● **PROBLEM TO WORK ON**:
Only the lines from the first one through the line with "2.14228, 2.14169, 2.14162, nan, nan, 2.14072]" should be printed, exactly as they appear.

● **SUPPLIED DATA**:
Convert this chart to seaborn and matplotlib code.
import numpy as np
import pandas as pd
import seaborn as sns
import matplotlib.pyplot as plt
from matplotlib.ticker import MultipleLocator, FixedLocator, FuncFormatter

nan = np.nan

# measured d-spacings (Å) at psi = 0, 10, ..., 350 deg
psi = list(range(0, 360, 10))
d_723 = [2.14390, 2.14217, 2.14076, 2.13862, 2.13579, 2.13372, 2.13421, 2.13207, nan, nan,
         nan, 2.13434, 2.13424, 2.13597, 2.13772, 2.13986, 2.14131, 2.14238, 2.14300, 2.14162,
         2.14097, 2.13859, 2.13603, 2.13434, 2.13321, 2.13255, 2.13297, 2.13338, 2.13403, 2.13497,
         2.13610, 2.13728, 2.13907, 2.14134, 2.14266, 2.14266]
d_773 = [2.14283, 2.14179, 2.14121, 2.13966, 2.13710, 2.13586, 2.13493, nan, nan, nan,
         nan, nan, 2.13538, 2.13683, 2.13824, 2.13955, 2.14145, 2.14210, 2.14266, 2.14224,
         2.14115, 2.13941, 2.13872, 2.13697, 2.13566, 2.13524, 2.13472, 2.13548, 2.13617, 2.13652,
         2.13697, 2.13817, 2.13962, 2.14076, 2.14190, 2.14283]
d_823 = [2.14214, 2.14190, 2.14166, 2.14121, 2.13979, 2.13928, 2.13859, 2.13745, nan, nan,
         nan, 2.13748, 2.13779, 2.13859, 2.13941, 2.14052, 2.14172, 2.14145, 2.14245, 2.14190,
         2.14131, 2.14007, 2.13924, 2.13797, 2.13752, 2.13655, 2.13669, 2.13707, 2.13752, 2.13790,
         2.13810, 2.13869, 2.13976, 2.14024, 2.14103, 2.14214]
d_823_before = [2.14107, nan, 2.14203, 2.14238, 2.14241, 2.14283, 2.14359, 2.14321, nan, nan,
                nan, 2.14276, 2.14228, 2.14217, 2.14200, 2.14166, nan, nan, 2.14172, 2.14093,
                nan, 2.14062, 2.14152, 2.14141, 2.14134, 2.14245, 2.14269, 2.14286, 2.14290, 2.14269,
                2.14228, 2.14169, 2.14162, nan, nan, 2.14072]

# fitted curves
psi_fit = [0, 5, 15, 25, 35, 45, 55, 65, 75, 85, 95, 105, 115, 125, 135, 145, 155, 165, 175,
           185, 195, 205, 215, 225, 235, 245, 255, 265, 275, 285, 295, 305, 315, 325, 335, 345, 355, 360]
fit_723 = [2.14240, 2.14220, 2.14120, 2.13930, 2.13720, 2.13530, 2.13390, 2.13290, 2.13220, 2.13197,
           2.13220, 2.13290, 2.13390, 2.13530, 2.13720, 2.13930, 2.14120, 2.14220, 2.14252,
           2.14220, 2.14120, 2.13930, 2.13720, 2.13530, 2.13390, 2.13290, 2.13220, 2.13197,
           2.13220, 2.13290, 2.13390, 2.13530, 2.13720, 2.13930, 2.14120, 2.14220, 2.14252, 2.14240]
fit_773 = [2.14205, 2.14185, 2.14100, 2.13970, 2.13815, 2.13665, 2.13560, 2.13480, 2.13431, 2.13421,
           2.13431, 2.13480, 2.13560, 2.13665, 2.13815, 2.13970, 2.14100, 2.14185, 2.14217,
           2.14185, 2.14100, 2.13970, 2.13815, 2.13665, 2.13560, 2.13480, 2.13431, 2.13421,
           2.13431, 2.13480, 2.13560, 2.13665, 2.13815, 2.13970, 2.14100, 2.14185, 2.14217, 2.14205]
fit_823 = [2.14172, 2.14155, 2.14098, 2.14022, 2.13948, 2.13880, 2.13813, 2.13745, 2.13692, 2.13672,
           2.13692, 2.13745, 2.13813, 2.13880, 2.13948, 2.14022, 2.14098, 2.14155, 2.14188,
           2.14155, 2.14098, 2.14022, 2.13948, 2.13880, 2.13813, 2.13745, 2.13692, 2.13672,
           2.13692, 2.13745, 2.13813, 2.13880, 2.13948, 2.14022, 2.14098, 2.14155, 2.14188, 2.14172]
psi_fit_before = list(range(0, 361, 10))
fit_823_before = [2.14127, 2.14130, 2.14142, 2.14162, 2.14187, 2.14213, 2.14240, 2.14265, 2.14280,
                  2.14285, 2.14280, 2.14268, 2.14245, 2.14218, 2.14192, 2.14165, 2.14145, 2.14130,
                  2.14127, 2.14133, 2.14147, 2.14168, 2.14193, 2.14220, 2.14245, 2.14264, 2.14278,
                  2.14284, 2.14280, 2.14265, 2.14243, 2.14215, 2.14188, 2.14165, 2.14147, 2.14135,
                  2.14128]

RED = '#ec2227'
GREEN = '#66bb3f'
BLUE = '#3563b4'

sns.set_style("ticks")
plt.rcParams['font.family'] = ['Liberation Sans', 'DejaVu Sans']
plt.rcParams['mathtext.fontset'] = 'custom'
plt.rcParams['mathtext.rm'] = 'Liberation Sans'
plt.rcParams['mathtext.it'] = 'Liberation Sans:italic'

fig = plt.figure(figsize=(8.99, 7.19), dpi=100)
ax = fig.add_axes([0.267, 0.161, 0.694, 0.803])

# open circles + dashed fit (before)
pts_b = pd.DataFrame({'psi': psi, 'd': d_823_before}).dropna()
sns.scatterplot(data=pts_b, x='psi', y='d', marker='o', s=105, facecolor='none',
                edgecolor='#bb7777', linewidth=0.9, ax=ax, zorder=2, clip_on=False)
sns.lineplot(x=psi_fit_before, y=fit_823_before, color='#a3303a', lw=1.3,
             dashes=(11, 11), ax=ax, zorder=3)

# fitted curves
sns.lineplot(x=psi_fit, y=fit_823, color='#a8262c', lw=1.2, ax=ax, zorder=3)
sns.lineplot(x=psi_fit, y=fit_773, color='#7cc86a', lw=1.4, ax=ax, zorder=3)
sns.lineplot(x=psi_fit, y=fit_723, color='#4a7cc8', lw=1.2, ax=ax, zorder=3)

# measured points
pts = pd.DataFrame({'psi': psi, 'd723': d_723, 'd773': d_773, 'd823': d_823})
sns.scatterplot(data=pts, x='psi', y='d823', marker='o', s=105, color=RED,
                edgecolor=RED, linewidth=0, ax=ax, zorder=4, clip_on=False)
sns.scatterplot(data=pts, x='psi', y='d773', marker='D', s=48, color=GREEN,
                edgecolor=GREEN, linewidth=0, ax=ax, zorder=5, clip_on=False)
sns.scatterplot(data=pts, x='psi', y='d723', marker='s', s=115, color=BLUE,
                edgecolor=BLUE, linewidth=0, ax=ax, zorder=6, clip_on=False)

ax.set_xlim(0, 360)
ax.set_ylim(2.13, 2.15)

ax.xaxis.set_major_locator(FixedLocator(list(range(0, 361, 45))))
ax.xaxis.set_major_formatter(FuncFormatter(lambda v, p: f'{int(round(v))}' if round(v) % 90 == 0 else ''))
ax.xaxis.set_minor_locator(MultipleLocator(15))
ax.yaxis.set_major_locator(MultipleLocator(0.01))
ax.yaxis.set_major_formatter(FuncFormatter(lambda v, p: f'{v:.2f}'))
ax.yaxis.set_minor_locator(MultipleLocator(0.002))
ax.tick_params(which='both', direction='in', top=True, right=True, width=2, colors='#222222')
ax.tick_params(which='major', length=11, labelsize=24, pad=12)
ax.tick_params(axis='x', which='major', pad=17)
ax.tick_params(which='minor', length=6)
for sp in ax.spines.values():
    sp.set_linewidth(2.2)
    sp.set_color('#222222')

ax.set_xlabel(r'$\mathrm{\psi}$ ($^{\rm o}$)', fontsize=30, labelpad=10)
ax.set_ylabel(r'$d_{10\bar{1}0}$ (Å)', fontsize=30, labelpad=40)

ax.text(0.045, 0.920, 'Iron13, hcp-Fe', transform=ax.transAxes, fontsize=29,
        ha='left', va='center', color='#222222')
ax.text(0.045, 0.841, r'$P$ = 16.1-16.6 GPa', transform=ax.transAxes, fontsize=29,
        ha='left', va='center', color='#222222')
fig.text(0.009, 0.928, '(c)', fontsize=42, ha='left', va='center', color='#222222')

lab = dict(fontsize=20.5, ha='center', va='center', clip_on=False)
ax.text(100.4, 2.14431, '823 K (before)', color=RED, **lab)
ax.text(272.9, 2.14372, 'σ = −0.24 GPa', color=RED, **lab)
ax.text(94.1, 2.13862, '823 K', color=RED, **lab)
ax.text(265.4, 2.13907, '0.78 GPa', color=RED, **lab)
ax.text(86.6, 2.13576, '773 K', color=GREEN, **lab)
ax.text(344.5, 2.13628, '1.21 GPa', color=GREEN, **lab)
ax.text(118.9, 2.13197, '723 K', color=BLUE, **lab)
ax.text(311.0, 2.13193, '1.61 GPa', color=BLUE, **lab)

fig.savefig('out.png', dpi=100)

● **EXERCISE ANSWER**:
Convert this chart to seaborn and matplotlib code.
import numpy as np
import pandas as pd
import seaborn as sns
import matplotlib.pyplot as plt
from matplotlib.ticker import MultipleLocator, FixedLocator, FuncFormatter

nan = np.nan

# measured d-spacings (Å) at psi = 0, 10, ..., 350 deg
psi = list(range(0, 360, 10))
d_723 = [2.14390, 2.14217, 2.14076, 2.13862, 2.13579, 2.13372, 2.13421, 2.13207, nan, nan,
         nan, 2.13434, 2.13424, 2.13597, 2.13772, 2.13986, 2.14131, 2.14238, 2.14300, 2.14162,
         2.14097, 2.13859, 2.13603, 2.13434, 2.13321, 2.13255, 2.13297, 2.13338, 2.13403, 2.13497,
         2.13610, 2.13728, 2.13907, 2.14134, 2.14266, 2.14266]
d_773 = [2.14283, 2.14179, 2.14121, 2.13966, 2.13710, 2.13586, 2.13493, nan, nan, nan,
         nan, nan, 2.13538, 2.13683, 2.13824, 2.13955, 2.14145, 2.14210, 2.14266, 2.14224,
         2.14115, 2.13941, 2.13872, 2.13697, 2.13566, 2.13524, 2.13472, 2.13548, 2.13617, 2.13652,
         2.13697, 2.13817, 2.13962, 2.14076, 2.14190, 2.14283]
d_823 = [2.14214, 2.14190, 2.14166, 2.14121, 2.13979, 2.13928, 2.13859, 2.13745, nan, nan,
         nan, 2.13748, 2.13779, 2.13859, 2.13941, 2.14052, 2.14172, 2.14145, 2.14245, 2.14190,
         2.14131, 2.14007, 2.13924, 2.13797, 2.13752, 2.13655, 2.13669, 2.13707, 2.13752, 2.13790,
         2.13810, 2.13869, 2.13976, 2.14024, 2.14103, 2.14214]
d_823_before = [2.14107, nan, 2.14203, 2.14238, 2.14241, 2.14283, 2.14359, 2.14321, nan, nan,
                nan, 2.14276, 2.14228, 2.14217, 2.14200, 2.14166, nan, nan, 2.14172, 2.14093,
                nan, 2.14062, 2.14152, 2.14141, 2.14134, 2.14245, 2.14269, 2.14286, 2.14290, 2.14269,
                2.14228, 2.14169, 2.14162, nan, nan, 2.14072]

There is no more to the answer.